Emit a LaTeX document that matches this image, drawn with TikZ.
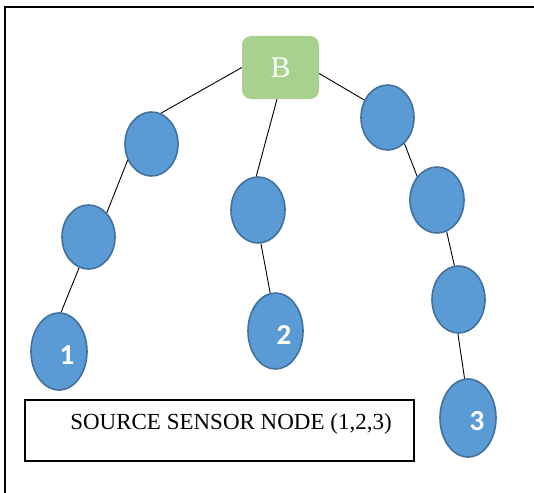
\documentclass[tikz,border=0pt]{standalone}
\usepackage{fontspec}
\setmainfont{Liberation Serif}
\newfontfamily\numfont{Carlito}
\usetikzlibrary{shapes.geometric}
\definecolor{bgreen}{HTML}{A9D18E}
\definecolor{eblue}{HTML}{5B9BD5}
\definecolor{eborder}{HTML}{41719C}
\tikzset{
  sens/.style={ellipse, draw=eborder, fill=eblue, line width=1.6pt, inner sep=0pt},
  numtxt/.style={text=white, font=\numfont\bfseries\fontsize{29}{29}\selectfont, inner sep=0pt},
  edge/.style={draw=black, line width=0.9pt},
}
\begin{document}
\begin{tikzpicture}[x=1pt,y=-1pt]
\useasboundingbox (0,0) rectangle (534,492);
\fill[white] (0,0) rectangle (534,492);
\draw[line width=2.6pt] (5,500) -- (5,7) -- (540,7);
% base station
\node[rounded corners=9pt, fill=bgreen, minimum width=77pt, minimum height=63pt, inner sep=0pt,
      text=white, font=\fontsize{30}{30}\selectfont] (B) at (280.5,67.5) {B};
% left chain
\node[sens, minimum width=53pt, minimum height=64pt] (l1) at (151.5,144) {};
\node[sens, minimum width=53pt, minimum height=64pt] (l2) at (88.5,237) {};
\node[sens, minimum width=56pt, minimum height=77pt] (n1) at (59,351.5) {};
% middle chain
\node[sens, minimum width=54pt, minimum height=66pt] (m1) at (258,210) {};
\node[sens, minimum width=55pt, minimum height=76pt] (n2) at (275.5,331) {};
% right chain
\node[sens, minimum width=53pt, minimum height=65pt] (r1) at (387.5,117.5) {};
\node[sens, minimum width=54pt, minimum height=66pt] (r2) at (437,200) {};
\node[sens, minimum width=53pt, minimum height=67pt] (r3) at (458.5,299.5) {};
\node[sens, minimum width=56pt, minimum height=78pt] (n3) at (468,418) {};
% labels
\node[numtxt] (t1) at (67,355) {1};
\node[numtxt] (t2) at (284,335) {2};
\node[numtxt] (t3) at (477,421) {3};
% connectors
\draw[edge] (B.west) -- (l1.73);
\draw[edge] ([xshift=-3.5pt]B.south) -- (m1.93);
\draw[edge] ([yshift=-6pt]B.east) -- (r1.143);
\draw[edge] (l1.214) -- (l2.53);
\draw[edge] (l2.253) -- (n1.87);
\draw[edge] (m1.275) -- (n2.98);
\draw[edge] (r1.303) -- (r2.130);
\draw[edge] (r2.287) -- (r3.97);
\draw[edge] (r3.269) -- (n3.95);
% legend box
\node[draw=black, line width=2.2pt, minimum width=389pt, minimum height=61pt, inner sep=0pt] (box) at (219.5,430.5) {};
\node[font=\fontsize{23}{23}\selectfont, inner sep=0pt] (st) at (231,423.5) {SOURCE SENSOR NODE (1,2,3)};
\end{tikzpicture}
\end{document}
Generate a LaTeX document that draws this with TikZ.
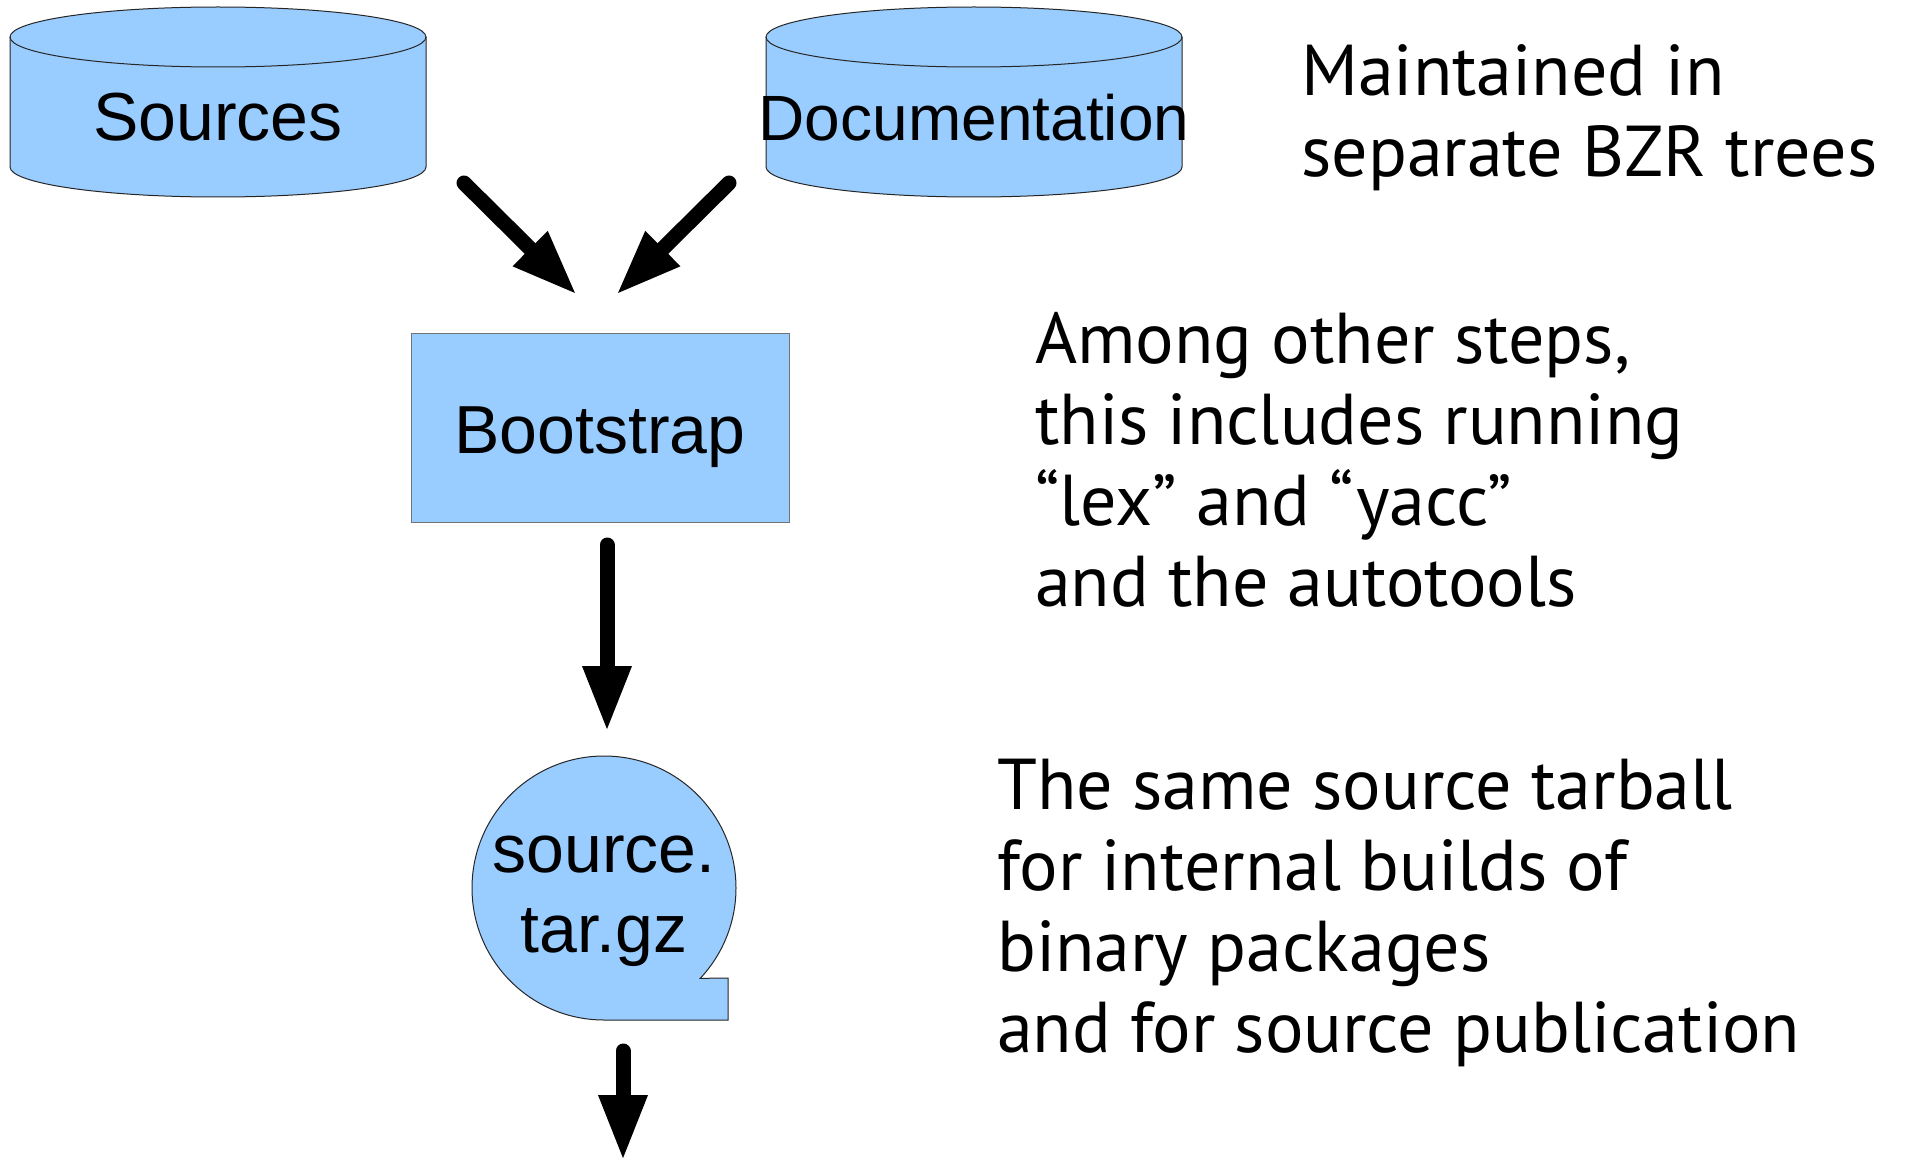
\documentclass[tikz,border=0pt]{standalone}
\usepackage{fontspec}
\setmainfont{Liberation Sans}
\newfontfamily\notefont{PT Sans}
\usepackage{xcolor}
\usepackage{tkz-euclide}
\usetikzlibrary{arrows.meta}
\definecolor{boxblue}{HTML}{99CCFF}

\begin{document}
\begin{tikzpicture}[x=1pt,y=-1pt,
	blockarrow/.style={line width=15pt,-{Triangle[length=66pt,width=45pt]}},
	shapeline/.style={draw=black!85,line width=1pt,fill=boxblue},
	boxtext/.style={inner sep=0pt,anchor=base,font=\fontsize{68}{80}\selectfont},
	remark/.style={inner sep=0pt,anchor=base west,align=left,font=\notefont\fontsize{72}{81}\selectfont}]
	    \useasboundingbox (0,0) rectangle (1907,1161);
	    \fill[white] (0,0) rectangle (1907,1161);

	    % the two BZR trees
	    \path[shapeline] (10,37) -- (10,167) arc (180:0:208 and 30) -- (426,37) arc (0:-180:208 and 30) -- cycle;
	    \draw[shapeline,fill=none] (10,37) arc (180:0:208 and 30);
	    \path[shapeline] (766,37) -- (766,167) arc (180:0:208 and 30) -- (1182,37) arc (0:-180:208 and 30) -- cycle;
	    \draw[shapeline,fill=none] (766,37) arc (180:0:208 and 30);
	    \node[boxtext] (srctxt) at (218,141) {Sources};
	    \node[boxtext,font=\fontsize{64}{80}\selectfont] (doctxt) at (974,141) {Documentation};

	    % bootstrap step
	    \node[shapeline,draw=black!55,rectangle,minimum width=378pt,minimum height=189pt] (boot) at (600,427.5) {};
	    \node[boxtext] (boottxt) at (600,453) {Bootstrap};

	    % tarball
	    \path[shapeline] (604,1020) arc (90:403.2:132) -- (728,978) -- (728,1020) -- cycle;
	    \node[boxtext] (tgztxt1) at (604,872) {source.};
	    \node[boxtext] (tgztxt2) at (604,952) {tar.gz};

	    \tkzDefPoint(464,183){s_1}
	    \tkzDefPoint(577,295){s_2}
	    \tkzDefPoint(729,183){d_1}
	    \tkzDefPoint(616,295){d_2}
	    \tkzDefPoint(607,545){b_1}
	    \tkzDefPoint(607,732){b_2}
	    \tkzDefPoint(623,1051){t_1}
	    \tkzDefPoint(623,1161){t_2}

	    \tkzDrawSegments[blockarrow](s_1,s_2 d_1,d_2)
	    \tkzDrawSegments[blockarrow](b_1,b_2)
	    \tkzDrawSegments[blockarrow](t_1,t_2)

	    % notes on the right (base = last line)
	    \node[remark] (treenote) at (1301,177) {Maintained in\\separate BZR trees};
	    \node[remark] (stepnote) at (1035,606) {Among other steps,\\this includes running\\“lex” and “yacc”\\and the autotools};
	    \node[remark] (tarnote) at (997,1052) {The same source tarball\\for internal builds of\\binary packages\\and for source publication};
\end{tikzpicture}
\end{document}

++++++++

- INSTRUCTION -
Retype the listing exactly. Pictures do not belong in the copy.

- FULL OUTPUT -
Emit a LaTeX document that matches this image, drawn with TikZ.
\documentclass[tikz,border=0pt]{standalone}
\usepackage{fontspec}
\setmainfont{Liberation Serif}
\newfontfamily\numfont{Carlito}
\usetikzlibrary{shapes.geometric}
\definecolor{bgreen}{HTML}{A9D18E}
\definecolor{eblue}{HTML}{5B9BD5}
\definecolor{eborder}{HTML}{41719C}
\tikzset{
  sens/.style={ellipse, draw=eborder, fill=eblue, line width=1.6pt, inner sep=0pt},
  numtxt/.style={text=white, font=\numfont\bfseries\fontsize{29}{29}\selectfont, inner sep=0pt},
  edge/.style={draw=black, line width=0.9pt},
}
\begin{document}
\begin{tikzpicture}[x=1pt,y=-1pt]
\useasboundingbox (0,0) rectangle (534,492);
\fill[white] (0,0) rectangle (534,492);
\draw[line width=2.6pt] (5,500) -- (5,7) -- (540,7);
% base station
\node[rounded corners=9pt, fill=bgreen, minimum width=77pt, minimum height=63pt, inner sep=0pt,
      text=white, font=\fontsize{30}{30}\selectfont] (B) at (280.5,67.5) {B};
% left chain
\node[sens, minimum width=53pt, minimum height=64pt] (l1) at (151.5,144) {};
\node[sens, minimum width=53pt, minimum height=64pt] (l2) at (88.5,237) {};
\node[sens, minimum width=56pt, minimum height=77pt] (n1) at (59,351.5) {};
% middle chain
\node[sens, minimum width=54pt, minimum height=66pt] (m1) at (258,210) {};
\node[sens, minimum width=55pt, minimum height=76pt] (n2) at (275.5,331) {};
% right chain
\node[sens, minimum width=53pt, minimum height=65pt] (r1) at (387.5,117.5) {};
\node[sens, minimum width=54pt, minimum height=66pt] (r2) at (437,200) {};
\node[sens, minimum width=53pt, minimum height=67pt] (r3) at (458.5,299.5) {};
\node[sens, minimum width=56pt, minimum height=78pt] (n3) at (468,418) {};
% labels
\node[numtxt] (t1) at (67,355) {1};
\node[numtxt] (t2) at (284,335) {2};
\node[numtxt] (t3) at (477,421) {3};
% connectors
\draw[edge] (B.west) -- (l1.73);
\draw[edge] ([xshift=-3.5pt]B.south) -- (m1.93);
\draw[edge] ([yshift=-6pt]B.east) -- (r1.143);
\draw[edge] (l1.214) -- (l2.53);
\draw[edge] (l2.253) -- (n1.87);
\draw[edge] (m1.275) -- (n2.98);
\draw[edge] (r1.303) -- (r2.130);
\draw[edge] (r2.287) -- (r3.97);
\draw[edge] (r3.269) -- (n3.95);
% legend box
\node[draw=black, line width=2.2pt, minimum width=389pt, minimum height=61pt, inner sep=0pt] (box) at (219.5,430.5) {};
\node[font=\fontsize{23}{23}\selectfont, inner sep=0pt] (st) at (231,423.5) {SOURCE SENSOR NODE (1,2,3)};
\end{tikzpicture}
\end{document}
Generate a LaTeX document that draws this with TikZ.
\documentclass[tikz,border=0pt]{standalone}
\usepackage{fontspec}
\setmainfont{Liberation Sans}
\newfontfamily\notefont{PT Sans}
\usepackage{xcolor}
\usepackage{tkz-euclide}
\usetikzlibrary{arrows.meta}
\definecolor{boxblue}{HTML}{99CCFF}

\begin{document}
\begin{tikzpicture}[x=1pt,y=-1pt,
	blockarrow/.style={line width=15pt,-{Triangle[length=66pt,width=45pt]}},
	shapeline/.style={draw=black!85,line width=1pt,fill=boxblue},
	boxtext/.style={inner sep=0pt,anchor=base,font=\fontsize{68}{80}\selectfont},
	remark/.style={inner sep=0pt,anchor=base west,align=left,font=\notefont\fontsize{72}{81}\selectfont}]
	    \useasboundingbox (0,0) rectangle (1907,1161);
	    \fill[white] (0,0) rectangle (1907,1161);

	    % the two BZR trees
	    \path[shapeline] (10,37) -- (10,167) arc (180:0:208 and 30) -- (426,37) arc (0:-180:208 and 30) -- cycle;
	    \draw[shapeline,fill=none] (10,37) arc (180:0:208 and 30);
	    \path[shapeline] (766,37) -- (766,167) arc (180:0:208 and 30) -- (1182,37) arc (0:-180:208 and 30) -- cycle;
	    \draw[shapeline,fill=none] (766,37) arc (180:0:208 and 30);
	    \node[boxtext] (srctxt) at (218,141) {Sources};
	    \node[boxtext,font=\fontsize{64}{80}\selectfont] (doctxt) at (974,141) {Documentation};

	    % bootstrap step
	    \node[shapeline,draw=black!55,rectangle,minimum width=378pt,minimum height=189pt] (boot) at (600,427.5) {};
	    \node[boxtext] (boottxt) at (600,453) {Bootstrap};

	    % tarball
	    \path[shapeline] (604,1020) arc (90:403.2:132) -- (728,978) -- (728,1020) -- cycle;
	    \node[boxtext] (tgztxt1) at (604,872) {source.};
	    \node[boxtext] (tgztxt2) at (604,952) {tar.gz};

	    \tkzDefPoint(464,183){s_1}
	    \tkzDefPoint(577,295){s_2}
	    \tkzDefPoint(729,183){d_1}
	    \tkzDefPoint(616,295){d_2}
	    \tkzDefPoint(607,545){b_1}
	    \tkzDefPoint(607,732){b_2}
	    \tkzDefPoint(623,1051){t_1}
	    \tkzDefPoint(623,1161){t_2}

	    \tkzDrawSegments[blockarrow](s_1,s_2 d_1,d_2)
	    \tkzDrawSegments[blockarrow](b_1,b_2)
	    \tkzDrawSegments[blockarrow](t_1,t_2)

	    % notes on the right (base = last line)
	    \node[remark] (treenote) at (1301,177) {Maintained in\\separate BZR trees};
	    \node[remark] (stepnote) at (1035,606) {Among other steps,\\this includes running\\“lex” and “yacc”\\and the autotools};
	    \node[remark] (tarnote) at (997,1052) {The same source tarball\\for internal builds of\\binary packages\\and for source publication};
\end{tikzpicture}
\end{document}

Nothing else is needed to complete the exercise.